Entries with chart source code
----------

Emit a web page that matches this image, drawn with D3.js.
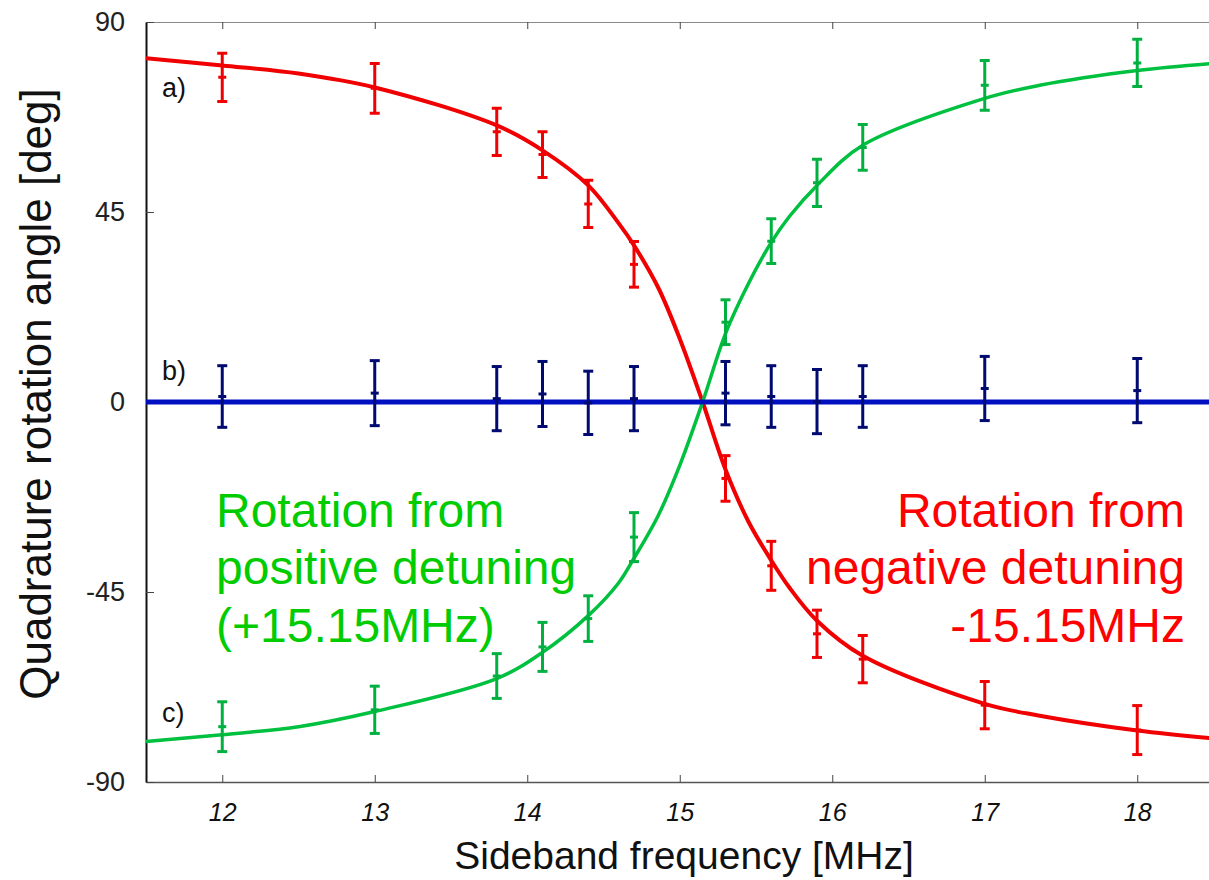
<!DOCTYPE html>
<html>
<head>
<meta charset="utf-8">
<script src="https://cdn.jsdelivr.net/npm/d3@7"></script>
<style>
  html, body { margin: 0; padding: 0; background: #fff; overflow: hidden; }
  svg { display: block; font-family: "Liberation Sans", Arial, Helvetica, sans-serif; }
</style>
</head>
<body>
<svg id="chart" width="1209" height="880"></svg>
<script>
// Measured sideband frequencies [MHz]
const freqs = [12, 13, 13.8, 14.1, 14.4, 14.7, 15.3, 15.6, 15.9, 16.2, 17, 18];

// a) rotation from negative detuning (-15.15 MHz)
const redAngles = [76.9, 74.3, 64.0, 58.6, 46.9, 32.6, -18.1, -38.8, -54.9, -60.9, -71.8, -77.7];
const redErrors = [5.7, 5.9, 5.6, 5.4, 5.6, 5.4, 5.4, 5.8, 5.6, 5.6, 5.6, 5.8];

// c) rotation from positive detuning (+15.15 MHz)
const greenAngles = [-76.9, -72.9, -64.9, -58.0, -51.3, -32.0, 18.9, 38.1, 51.9, 60.3, 75.0, 80.3];
const greenErrors = [5.9, 5.6, 5.3, 5.8, 5.4, 5.8, 5.3, 5.3, 5.6, 5.4, 5.9, 5.6];

// b) both detunings together
const blueAngles = [1.3, 2.1, 0.8, 1.9, -0.2, 0.8, 2.1, 1.3, 0.1, 1.3, 3.2, 2.7];
const blueErrors = [7.3, 7.7, 7.6, 7.7, 7.5, 7.6, 7.5, 7.3, 7.6, 7.3, 7.6, 7.6];

// Fitted model curves, sampled along the frequency axis
const fitFreqs = [11.5, 12, 12.5, 13, 13.8, 14.1, 14.4, 14.6, 14.7, 14.86, 15.0, 15.15, 15.3, 15.45, 15.6, 15.72, 15.9, 16.2, 17.0, 17.36, 18, 18.5];
const redFit = [81.4, 79.7, 77.8, 74.5, 65.5, 59.6, 51.3, 42.3, 37.1, 27.0, 15.0, 0, -16.0, -28.3, -37.5, -44, -51.8, -60.1, -71.5, -74.3, -77.8, -79.7];
const greenFit = [-80.4, -78.8, -76.9, -73.3, -65.5, -59.3, -50.6, -42.8, -37.0, -26.8, -15.0, 0, 16.2, 28.0, 37.8, 44, 51.3, 60.8, 71.9, 75.0, 78.5, 80.2];
const blueFitFreqs = [11.5, 18.5];
const blueFit = [0, 0];

// Axis ticks
const xTicks = [12, 13, 14, 15, 16, 17, 18];
const yTicks = [-90, -45, 0, 45, 90];
const yTickLabels = ["-90", "-45", "0", "45", "90"];

const svg = d3.select("#chart");
const plotLeft = 146, plotTop = 22, plotBottom = 782, plotRight = 1213.5;
const x = d3.scaleLinear().domain([11.5, 18.5]).range([plotLeft, plotRight]);
const y = d3.scaleLinear().domain([-90, 90]).range([plotBottom, plotTop]);

svg.append("defs").append("clipPath").attr("id", "plot")
  .append("rect").attr("x", plotLeft).attr("y", plotTop)
  .attr("width", plotRight - plotLeft).attr("height", plotBottom - plotTop);

// Axes
const gx = svg.append("g").attr("transform", `translate(0,${plotBottom})`)
  .call(d3.axisBottom(x).tickValues(xTicks).tickSizeInner(-7).tickSizeOuter(0).tickPadding(21).tickFormat(d => String(d)));
gx.select(".domain").attr("stroke", "#555").attr("stroke-width", 1.5);
gx.selectAll(".tick line").attr("stroke", "#444").attr("stroke-width", 1);
gx.selectAll(".tick text").attr("fill", "#111").style("font-size", "25px").style("font-style", "italic");

const gt = svg.append("g").attr("transform", `translate(0,${plotTop})`)
  .call(d3.axisTop(x).tickValues(xTicks).tickSizeInner(-7).tickSizeOuter(0).tickFormat(""));
gt.select(".domain").attr("stroke", "#888").attr("stroke-width", 1.2);
gt.selectAll(".tick line").attr("stroke", "#444").attr("stroke-width", 1);

const gy = svg.append("g").attr("transform", `translate(${plotLeft},0)`)
  .call(d3.axisLeft(y).tickValues(yTicks).tickSizeInner(-8).tickSizeOuter(0).tickPadding(21)
    .tickFormat((d, i) => yTickLabels[i]));
gy.select(".domain").attr("stroke", "#111").attr("stroke-width", 2);
gy.selectAll(".tick line").attr("stroke", "#444").attr("stroke-width", 1);
gy.selectAll(".tick text").attr("fill", "#222").style("font-size", "27px");

// Axis titles
svg.append("text").attr("x", 684).attr("y", 869).attr("text-anchor", "middle")
  .style("font-size", "39px").attr("fill", "#111").text("Sideband frequency [MHz]");
svg.append("text").attr("transform", "translate(51,394) rotate(-90)").attr("text-anchor", "middle")
  .style("font-size", "44px").attr("fill", "#111").text("Quadrature rotation angle [deg]");

// Fit curves
const plot = svg.append("g").attr("clip-path", "url(#plot)");
const line = d3.line().x(d => x(d[0])).y(d => y(d[1])).curve(d3.curveCatmullRom.alpha(0.5));
plot.append("path").datum(d3.zip(fitFreqs, redFit)).attr("d", line)
  .attr("fill", "none").attr("stroke", "#f00000").attr("stroke-width", 4);
plot.append("path").datum(d3.zip(fitFreqs, greenFit)).attr("d", line)
  .attr("fill", "none").attr("stroke", "#00c040").attr("stroke-width", 3.5);
plot.append("path").datum(d3.zip(blueFitFreqs, blueFit)).attr("d", line)
  .attr("fill", "none").attr("stroke", "#0010c0").attr("stroke-width", 5);

// Error bars with centre markers
function errorBars(vals, errs, color, width) {
  const g = plot.append("g").attr("stroke", color).attr("stroke-width", width).attr("fill", "none");
  const data = d3.zip(freqs, vals, errs);
  const cap = 5, mark = 4;
  g.selectAll(".bar").data(data).join("line")
    .attr("x1", d => x(d[0])).attr("x2", d => x(d[0]))
    .attr("y1", d => y(d[1] + d[2])).attr("y2", d => y(d[1] - d[2]));
  g.selectAll(".capT").data(data).join("line")
    .attr("x1", d => x(d[0]) - cap).attr("x2", d => x(d[0]) + cap)
    .attr("y1", d => y(d[1] + d[2])).attr("y2", d => y(d[1] + d[2]));
  g.selectAll(".capB").data(data).join("line")
    .attr("x1", d => x(d[0]) - cap).attr("x2", d => x(d[0]) + cap)
    .attr("y1", d => y(d[1] - d[2])).attr("y2", d => y(d[1] - d[2]));
  g.selectAll(".mid").data(data).join("line")
    .attr("x1", d => x(d[0]) - mark).attr("x2", d => x(d[0]) + mark)
    .attr("y1", d => y(d[1])).attr("y2", d => y(d[1]));
}
errorBars(redAngles, redErrors, "#f00000", 3);
errorBars(greenAngles, greenErrors, "#00b040", 3);
errorBars(blueAngles, blueErrors, "#000a70", 3);

// Panel letters
const letters = [["a)", 97], ["b)", 380], ["c)", 722]];
svg.selectAll(".letter").data(letters).join("text")
  .attr("x", 162).attr("y", d => d[1]).style("font-size", "27px").attr("fill", "#111").text(d => d[0]);

// Annotations
const greenText = ["Rotation from", "positive detuning", "(+15.15MHz)"];
const redText = ["Rotation from", "negative detuning", "-15.15MHz"];
const baselines = [527, 584, 642];
svg.selectAll(".gt").data(greenText).join("text")
  .attr("x", 216).attr("y", (d, i) => baselines[i]).style("font-size", "48px").attr("fill", "#00cc00").text(d => d);
svg.selectAll(".rt").data(redText).join("text")
  .attr("x", 1185).attr("y", (d, i) => baselines[i]).attr("text-anchor", "end")
  .style("font-size", "48px").attr("fill", "#ff0000").text(d => d);
</script>
</body>
</html>
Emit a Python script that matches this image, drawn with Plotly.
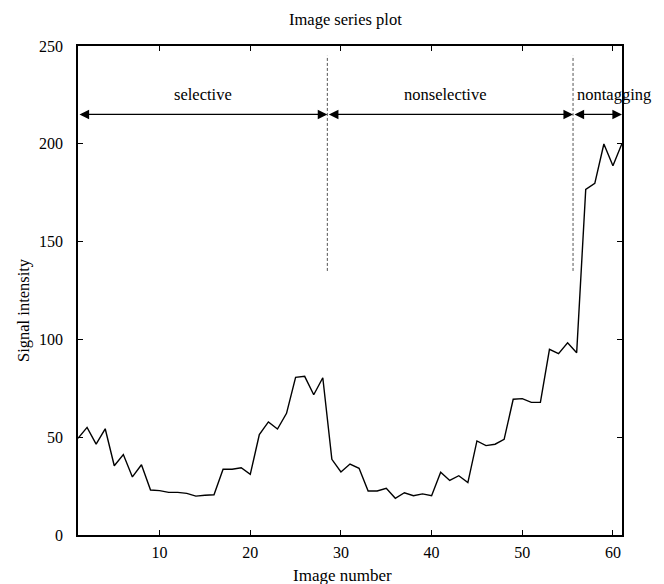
import plotly.graph_objects as go

image_number = list(range(1, 62))
signal_intensity = [
    49.4, 55.0, 46.5, 54.3, 35.4, 41.1, 29.7, 35.9, 23.0, 22.7,
    21.8, 21.8, 21.3, 19.9, 20.3, 20.6, 33.6, 33.6, 34.4, 31.0,
    51.3, 57.8, 54.2, 62.2, 80.6, 81.1, 71.7, 80.4, 38.7, 32.2,
    36.3, 34.1, 22.5, 22.5, 23.9, 18.8, 21.6, 20.1, 21.0, 20.1,
    32.1, 27.9, 30.3, 26.8, 48.1, 45.7, 46.4, 48.9, 69.4, 69.7,
    67.8, 67.8, 94.9, 92.7, 98.3, 93.2, 176.7, 179.8, 199.9, 188.8,
    200.2,
]

x_ticks = [10, 20, 30, 40, 50, 60]
y_ticks = [0, 50, 100, 150, 200, 250]

# phase boundaries (image number) and labels
phase_bounds = [1, 28.5, 55.6, 61]
phase_labels = ["selective", "nonselective", "nontagging"]
phase_label_x = [14.75, 41.5, 55.8]
phase_label_anchor = ["center", "center", "left"]
arrow_y = 215
label_y = 225
divider_x = [28.5, 55.6]
divider_y = [135, 245]

FONT = "Liberation Serif"

# page offset (browser body margin) compensation
OFF = 8
W, H = 664 - OFF, 584 - OFF
PL, PR, PT, PB = 78 - OFF, 622 - OFF, 46 - OFF, 535 - OFF  # plot box in figure px


def px_to_paper(px, py):
    return (px - PL) / (PR - PL), (PB - py) / (PB - PT)


fig = go.Figure()
fig.add_trace(go.Scatter(
    x=image_number, y=signal_intensity, mode="lines",
    line=dict(color="black", width=1.4), showlegend=False,
))

for xd in divider_x:
    fig.add_shape(type="line", xref="x", yref="y",
                  x0=xd, x1=xd, y0=divider_y[0], y1=divider_y[1],
                  line=dict(color="#555555", width=1, dash="3px,2px"))

for i in range(len(phase_labels)):
    fig.add_annotation(
        x=phase_bounds[i + 1], y=arrow_y, ax=phase_bounds[i], ay=arrow_y,
        xref="x", yref="y", axref="x", ayref="y", text="",
        showarrow=True, arrowside="end+start", arrowhead=2, startarrowhead=2,
        arrowsize=1.6, startarrowsize=1.6, arrowwidth=1.2, arrowcolor="black",
    )
    fig.add_annotation(
        x=phase_label_x[i], y=label_y, xref="x", yref="y",
        text=phase_labels[i], showarrow=False, xanchor=phase_label_anchor[i],
        font=dict(family=FONT, size=16.5, color="black"),
    )

# titles (positions given in page pixels of the reference, minus offset)
tx, ty = px_to_paper(345.5 - OFF, 20 - OFF)
fig.add_annotation(text="Image series plot", x=tx, y=ty, xref="paper", yref="paper",
                   showarrow=False, xanchor="center", yanchor="middle",
                   font=dict(family=FONT, size=16.5, color="black"))
tx, ty = px_to_paper(342 - OFF, 575 - OFF)
fig.add_annotation(text="Image number", x=tx, y=ty, xref="paper", yref="paper",
                   showarrow=False, xanchor="center", yanchor="middle",
                   font=dict(family=FONT, size=17, color="black"))
tx, ty = px_to_paper(23 - OFF, 310 - OFF)
fig.add_annotation(text="Signal intensity", x=tx, y=ty, xref="paper", yref="paper",
                   showarrow=False, xanchor="center", yanchor="middle", textangle=-90,
                   font=dict(family=FONT, size=16.5, color="black"))

axis_common = dict(
    showline=True, linecolor="black", linewidth=1.5, mirror="ticks",
    ticks="inside", ticklen=5, tickcolor="black", tickwidth=1,
    showgrid=False, zeroline=False,
    tickfont=dict(family=FONT, size=16, color="black"),
)

fig.update_layout(
    width=W, height=H,
    margin=dict(l=PL, r=W - PR, t=PT, b=H - PB),
    paper_bgcolor="white", plot_bgcolor="white",
    xaxis=dict(range=[1, 61], tickvals=x_ticks, ticklabelstandoff=2, **axis_common),
    yaxis=dict(range=[0, 250], tickvals=y_ticks, ticklabelstandoff=10, **axis_common),
    showlegend=False,
)

fig.write_html("out.html")
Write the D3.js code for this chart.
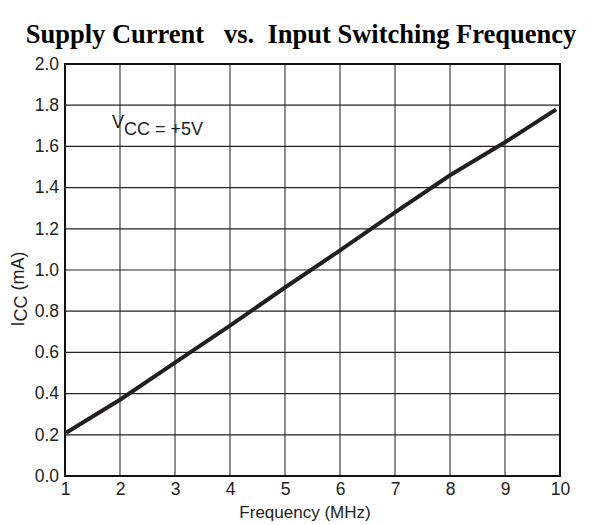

----------

— INSTRUCTION —
Set down the records above word for word, from the first line through the line containing "7.3, 7.6, 7.6];", both included; leave out the pictures.

— COMPLETE RESPONSE —
Emit a web page that matches this image, drawn with D3.js.
<!DOCTYPE html>
<html>
<head>
<meta charset="utf-8">
<script src="https://cdn.jsdelivr.net/npm/d3@7"></script>
<style>
  html, body { margin: 0; padding: 0; background: #fff; overflow: hidden; }
  svg { display: block; font-family: "Liberation Sans", Arial, Helvetica, sans-serif; }
</style>
</head>
<body>
<svg id="chart" width="1209" height="880"></svg>
<script>
// Measured sideband frequencies [MHz]
const freqs = [12, 13, 13.8, 14.1, 14.4, 14.7, 15.3, 15.6, 15.9, 16.2, 17, 18];

// a) rotation from negative detuning (-15.15 MHz)
const redAngles = [76.9, 74.3, 64.0, 58.6, 46.9, 32.6, -18.1, -38.8, -54.9, -60.9, -71.8, -77.7];
const redErrors = [5.7, 5.9, 5.6, 5.4, 5.6, 5.4, 5.4, 5.8, 5.6, 5.6, 5.6, 5.8];

// c) rotation from positive detuning (+15.15 MHz)
const greenAngles = [-76.9, -72.9, -64.9, -58.0, -51.3, -32.0, 18.9, 38.1, 51.9, 60.3, 75.0, 80.3];
const greenErrors = [5.9, 5.6, 5.3, 5.8, 5.4, 5.8, 5.3, 5.3, 5.6, 5.4, 5.9, 5.6];

// b) both detunings together
const blueAngles = [1.3, 2.1, 0.8, 1.9, -0.2, 0.8, 2.1, 1.3, 0.1, 1.3, 3.2, 2.7];
const blueErrors = [7.3, 7.7, 7.6, 7.7, 7.5, 7.6, 7.5, 7.3, 7.6, 7.3, 7.6, 7.6];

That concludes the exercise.